Wintour is said to have the support of Steven Newhouse, the chairman of Advance.net, the digital arm of Condé Nast’s corporate parent, Advance Publications. But Jonathan Newhouse, the Condé Nast International CEO who this week was named global chairman, has a frosty relationship with Wintour, media columnist Keith Kelly reported in the New York Post.

By all accounts, Wintour doesn’t want to leave Condé Nast, and she has been the most recognizable magazine editor for years. She embodies the sophistication of Vogue the same way that a transformational editor like Helen Gurley Brown personified Cosmopolitan for more than three decades.

Wintour in 2009 was the subject of the documentary “The September Issue,” which chronicled her producing a record 840-page edition with 727 ad pages in 2007. Vogue printed bigger issues in subsequent years, as fashion magazines reached a highwater mark before the 2008 financial crisis triggered a global recession.

(Wintour was also known as the alleged inspiration for the tyrannical editor Miranda Priestly in the best-selling novel "The Devil Wears Prada" and the subsequent 2006 movie.)

Losing an editorial platform like Vogue would really test the power of Wintour’s persona in an era of social influencers, who now have more sway in the fashion industry than magazine editors do.

Iconic magazine editors are part of a bygone era.

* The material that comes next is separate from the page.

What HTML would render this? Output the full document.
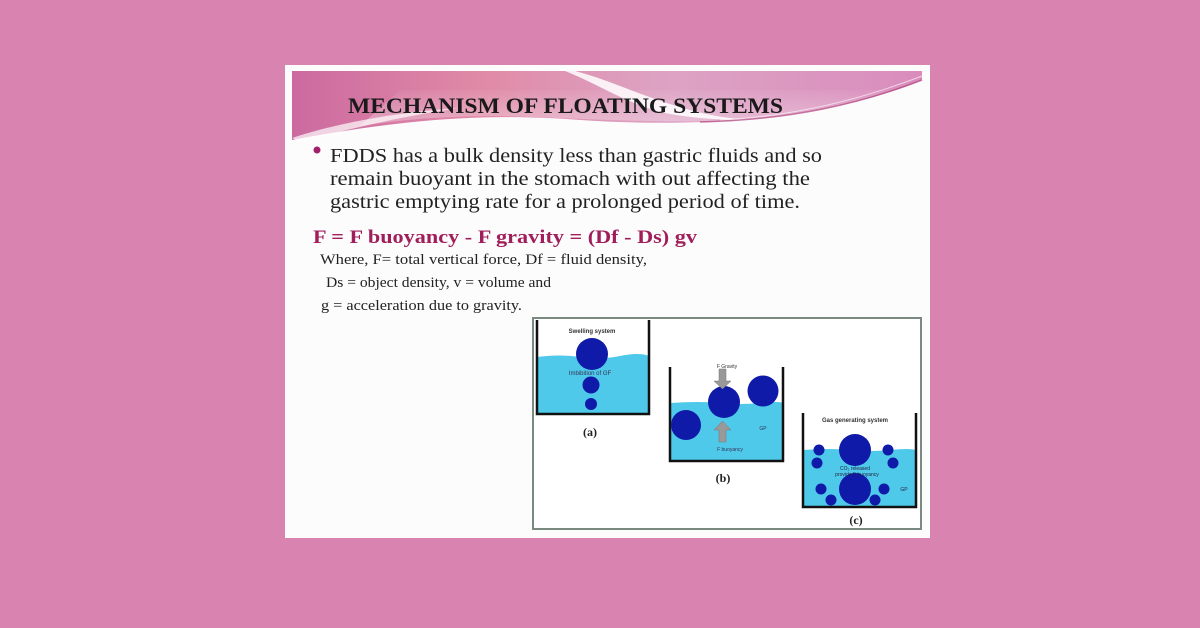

Tina Brown, for one example, never generated as much as publicity as she did while editor of Condé Nast’s Vanity Fair or the New Yorker.

Meanwhile, reality TV star Kylie Jenner has 120 million followers on Instagram, and the power to the crush the stock of a social media company like Snap with a single tweet. She gets paid $1 million for a sponsored post on Instagram, according to the 2018 Instagram Rich List by Hopper HQ.

By comparison, Vogue has 20.7 million Instagram followers, which is quite respectable for a fashion magazine. Part of the difficulty for magazines is that they no longer have a place as an intermediary between readers and advertisers. Brands can reach key audiences directly on Instagram, Twitter and Snapchat.

Gucci, for example, has 30 million Instagram followers, making it one of the most popular brands on social media. The designer’s feed of imagery includes shoppable tags that let followers tap their phone screens to buy products instantly.

For Condé Nast to adapt to the Instagram era, it needs to generate buzz and reestablish its role as a key tastemaker. And Wintour has impeccable taste.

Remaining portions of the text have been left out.